Operating a system with high rates of anode tail gas recycled into either the reformer or into the anode inlet allows lower cathode air flow rates and flatter stack temperature profiles, thus improving power density and system efficiency. Such operation also serves to raise the temperature of the stack post-combustor, thus allowing better matching with the inlet temperature requirements of a gas turbine.
Prior art hybrid SOFC/gas turbine systems are not well-suited to some specialized applications. For example, in marine uses such as in manned or unmanned undersea vehicles, aircraft, or in space craft, the presence of NOx in the exhaust is especially undesirable, as may be a gaseous exhaust of any kind in, for example, clandestine undersea operations. Further, for such vehicles, the potential length of submersion or space travel may be governed by the volumes of fuel and oxidant that can be carried.
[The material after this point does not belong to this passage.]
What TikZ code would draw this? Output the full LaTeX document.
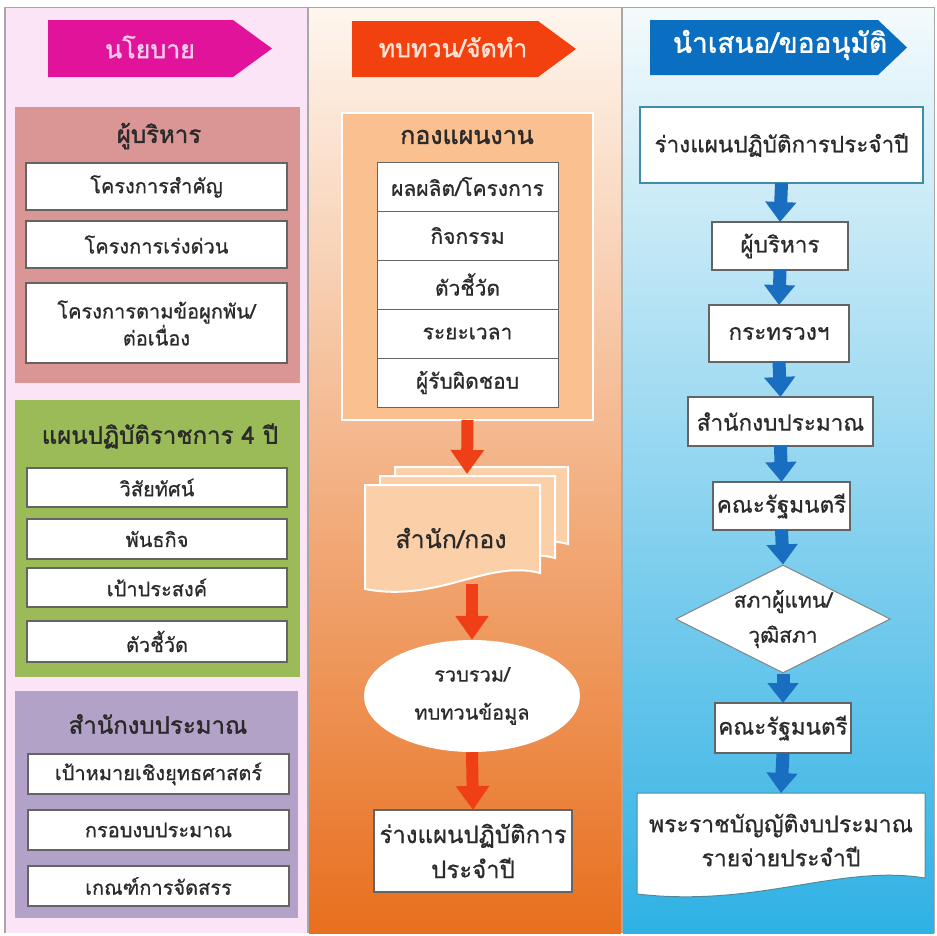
\documentclass[tikz,border=0pt]{standalone}
\usepackage{fontspec}
\newfontfamily\thai[Script=Thai,FakeBold=0.7]{Loma}
\newfontfamily\thaihead[Script=Thai,FakeBold=1.4]{Loma}
\usetikzlibrary{shapes.geometric,arrows.meta}

\definecolor{panelpink}{HTML}{FBE4F5}
\definecolor{rulegray}{HTML}{A8A8A8}
\definecolor{headmagenta}{HTML}{E1139A}
\definecolor{headmagentatext}{HTML}{F8CBEA}
\definecolor{headred}{HTML}{F2410F}
\definecolor{headredtext}{HTML}{FFE2D4}
\definecolor{headblue}{HTML}{0A6EC1}
\definecolor{rose}{HTML}{D99694}
\definecolor{olive}{HTML}{9BBB59}
\definecolor{lavender}{HTML}{B3A2C7}
\definecolor{peach}{HTML}{FAC090}
\definecolor{peachlight}{HTML}{FBCFA8}
\definecolor{flowred}{HTML}{EE3F16}
\definecolor{flowblue}{HTML}{1A6EBF}
\definecolor{boxedge}{HTML}{646464}
\definecolor{tealedge}{HTML}{3F8DA6}
\definecolor{inktext}{HTML}{2A2A2A}
\definecolor{orangetop}{HTML}{FEF6EE}
\definecolor{orangemid}{HTML}{F8C497}
\definecolor{orangebot}{HTML}{E86F1E}
\definecolor{bluetop}{HTML}{F4FAFC}
\definecolor{bluemid}{HTML}{C3E5F4}
\definecolor{bluebot}{HTML}{2FB1E4}

\newcommand\stackdoc[4]{% x1 y1 x2 yb : sheet with a wavy lower edge
  (#1,#2) -- (#3,#2) -- (#3,#4-16)
  .. controls ({#3-0.3*(#3-#1)},#4-30) and ({#1+0.42*(#3-#1)},#4+14) .. (#1,#4) -- cycle}

\tikzset{
  group/.style={inner sep=0pt, outer sep=0pt},
  grouptitle/.style={inner sep=0pt, font=\thaihead\fontsize{24}{27}\selectfont, text=inktext},
  item/.style={draw=boxedge, line width=1.3pt, fill=white, inner sep=0pt, outer sep=0pt,
    align=center, text=inktext, font=\thai\fontsize{20}{27}\selectfont},
  tableitem/.style={item, line width=1pt, font=\thai\fontsize{21}{24}\selectfont},
  stepitem/.style={item, font=\thai\fontsize{22.5}{26}\selectfont},
  bigitem/.style={item, font=\thai\fontsize{24}{35}\selectfont},
  headtext/.style={inner sep=0pt, font=\thaihead\fontsize{25}{28}\selectfont},
  redflow/.style={draw=flowred, line width=12pt, -{Triangle[width=32pt,length=24pt]}},
  blueflow/.style={draw=flowblue, line width=13pt, -{Triangle[width=30pt,length=20pt]}},
}

\begin{document}
\begin{tikzpicture}[x=1pt,y=-1pt]
\useasboundingbox (0,0) rectangle (937,935);
\fill[white] (0,0) rectangle (937,935);

% three column panels
\fill[panelpink] (5,8) rectangle (307,933);
\shade[top color=orangetop, middle color=orangemid, bottom color=orangebot] (309,8) rectangle (621,933);
\shade[top color=bluetop, middle color=bluemid, bottom color=bluebot] (623,8) rectangle (934,933);
\draw[rulegray, line width=1pt] (5,7) -- (934,7);
\draw[rulegray, line width=1.5pt] (5,7) -- (5,933);
\draw[rulegray, line width=2pt] (308,7) -- (308,933);
\draw[rulegray, line width=2pt] (622,7) -- (622,933);
\draw[rulegray, line width=1pt] (934,7) -- (934,933);

% stage banners
\fill[headmagenta] (48,20) -- (233,20) -- (272,48.5) -- (233,77) -- (48,77) -- cycle;
\node[headtext, text=headmagentatext] (hpolicy) at (150,47) {นโยบาย};
\fill[headred] (352,21) -- (538,21) -- (576,49) -- (538,77) -- (352,77) -- cycle;
\node[headtext, text=headredtext] (hreview) at (453,47) {ทบทวน/จัดทำ};
\fill[headblue] (650,20) -- (878,20) -- (907,47.5) -- (878,75) -- (650,75) -- cycle;
\node[headtext, text=white, font=\thaihead\fontsize{28}{30}\selectfont] (hsubmit) at (780,45) {นำเสนอ/ขออนุมัติ};

% --- policy column ---
\node[group, fill=rose, minimum width=285pt, minimum height=276pt] (exec) at (157.5,245) {};
\node[grouptitle] (exect) at (159,136) {ผู้บริหาร};
\node[item, minimum width=261pt, minimum height=47pt] (p1) at (156.5,186.5) {โครงการสำคัญ};
\node[item, minimum width=261pt, minimum height=47pt] (p2) at (156.5,244.5) {โครงการเร่งด่วน};
\node[item, minimum width=261pt, minimum height=80pt] (p3) at (156.5,323) {โครงการตามข้อผูกพัน/\\ต่อเนื่อง};

\node[group, fill=olive, minimum width=285pt, minimum height=277pt] (plan4) at (157.5,538.5) {};
\node[grouptitle] (plan4t) at (160,436) {แผนปฏิบัติราชการ 4 ปี};
\node[item, minimum width=260pt, minimum height=39pt] (v1) at (157,487.5) {วิสัยทัศน์};
\node[item, minimum width=260pt, minimum height=40pt] (v2) at (157,539) {พันธกิจ};
\node[item, minimum width=260pt, minimum height=39pt] (v3) at (157,587.5) {เป้าประสงค์};
\node[item, minimum width=260pt, minimum height=41pt] (v4) at (157,641.5) {ตัวชี้วัด};

\node[group, fill=lavender, minimum width=283pt, minimum height=227pt] (budget) at (156.5,804.5) {};
\node[grouptitle] (budgett) at (158,724) {สำนักงบประมาณ};
\node[item, minimum width=261pt, minimum height=40pt] (b1) at (158.5,774) {เป้าหมายเชิงยุทธศาสตร์};
\node[item, minimum width=261pt, minimum height=40pt] (b2) at (158.5,830) {กรอบงบประมาณ};
\node[item, minimum width=261pt, minimum height=40pt] (b3) at (158.5,886) {เกณฑ์การจัดสรร};

% --- review column ---
\node[group, fill=peach, draw=white, line width=2pt, minimum width=251pt, minimum height=307pt] (plandiv) at (467.5,266.5) {};
\node[grouptitle, font=\thaihead\fontsize{25}{28}\selectfont] (plandivt) at (467,137) {กองแผนงาน};
\node[tableitem, minimum width=181pt, minimum height=49pt] (r1) at (467.5,186.5) {ผลผลิต/โครงการ};
\node[tableitem, minimum width=181pt, minimum height=49pt] (r2) at (467.5,235.5) {กิจกรรม};
\node[tableitem, minimum width=181pt, minimum height=49pt] (r3) at (467.5,284.5) {ตัวชี้วัด};
\node[tableitem, minimum width=181pt, minimum height=49pt] (r4) at (467.5,333.5) {ระยะเวลา};
\node[tableitem, minimum width=181pt, minimum height=49pt] (r5) at (467.5,382.5) {ผู้รับผิดชอบ};

% stacked sheets for the offices
\filldraw[fill=peachlight, draw=white, line width=2pt] \stackdoc{395}{467}{568}{560};
\filldraw[fill=peachlight, draw=white, line width=2pt] \stackdoc{380}{476}{555}{574};
\filldraw[fill=peachlight, draw=white, line width=2pt] \stackdoc{365}{485}{540}{589};
\node[inner sep=0pt, font=\thai\fontsize{25}{28}\selectfont, text=inktext] (offices) at (451,538) {สำนัก/กอง};
\coordinate (stacktop) at (467,474);
\coordinate (stackbot) at (472,584);

\node[ellipse, fill=white, inner sep=0pt, minimum width=216pt, minimum height=112pt,
  align=center, text=inktext, font=\thai\fontsize{20}{38}\selectfont] (collect) at (472,696) {รวบรวม/\\ทบทวนข้อมูล};
\node[bigitem, minimum width=198pt, minimum height=82pt] (draftA) at (473,851) {ร่างแผนปฏิบัติการ\\ประจำปี};

\draw[redflow] (plandiv.south) -- (stacktop);
\draw[redflow] (stackbot) -- (collect.north);
\draw[redflow] (collect.south) -- (draftA.north);

% --- approval column ---
\node[item, draw=tealedge, line width=2pt, minimum width=283pt, minimum height=76pt,
  font=\thai\fontsize{22.5}{26}\selectfont] (s1) at (781.5,145) {ร่างแผนปฏิบัติการประจำปี};
\node[stepitem, minimum width=136pt, minimum height=48pt] (s2) at (780,246) {ผู้บริหาร};
\node[stepitem, minimum width=140pt, minimum height=57pt] (s3) at (779,333.5) {กระทรวงฯ};
\node[stepitem, minimum width=185pt, minimum height=49pt] (s4) at (780.5,421.5) {สำนักงบประมาณ};
\node[stepitem, minimum width=137pt, minimum height=48pt] (s5) at (781.5,506) {คณะรัฐมนตรี};
\node[diamond, draw=boxedge!80, line width=1pt, fill=white, inner sep=0pt, shape aspect=2,
  minimum width=212pt, minimum height=108pt, align=center, text=inktext,
  font=\thai\fontsize{21}{35}\selectfont] (s6) at (783,619) {สภาผู้แทน/\\วุฒิสภา};
\node[stepitem, minimum width=136pt, minimum height=50pt] (s7) at (783,728) {คณะรัฐมนตรี};

\filldraw[fill=white, draw=tealedge!70!gray, line width=1pt] \stackdoc{637}{793}{925}{894};
\node[inner sep=0pt, align=center, text=inktext, font=\thai\fontsize{23}{34}\selectfont] (act) at (781,840) {พระราชบัญญัติงบประมาณ\\รายจ่ายประจำปี};
\coordinate (acttop) at (781,793);

\draw[blueflow] (s1.south) -- (s2.north);
\draw[blueflow] (s2.south) -- (s3.north);
\draw[blueflow] (s3.south) -- (s4.north);
\draw[blueflow] (s4.south) -- (s5.north);
\draw[blueflow] (s5.south) -- (s6.north);
\draw[blueflow] (s6.south) -- (s7.north);
\draw[blueflow] (s7.south) -- (acttop);
\end{tikzpicture}
\end{document}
What is needed in the art is a hybrid SOFC/gas turbine system that produces no nitrogen or oxides of nitrogen in the exhaust.
What is further needed in the art is a hybrid SOFC/gas turbine system that produces a highly concentrated stream of carbon dioxide (CO2).
What is still further needed in the art is a hybrid SOFC/gas turbine system that produces no gaseous exhaust.
What is still further needed in the art is a fuel cell electric generating system that performs for an extended length of operation on a single fueling of oxidant and hydrocarbon fuel.
It is a principal object of the present invention to generate electricity in a fuel cell system without producing nitrogen or oxides of nitrogen in the exhaust.
It is a further object of the invention to provide such a system wherein the exhaust comprises only water and CO2.
It is a still further object of the invention to provide such a system that performs for an extended length of operation on a single fueling of oxidant and hydrocarbon fuel.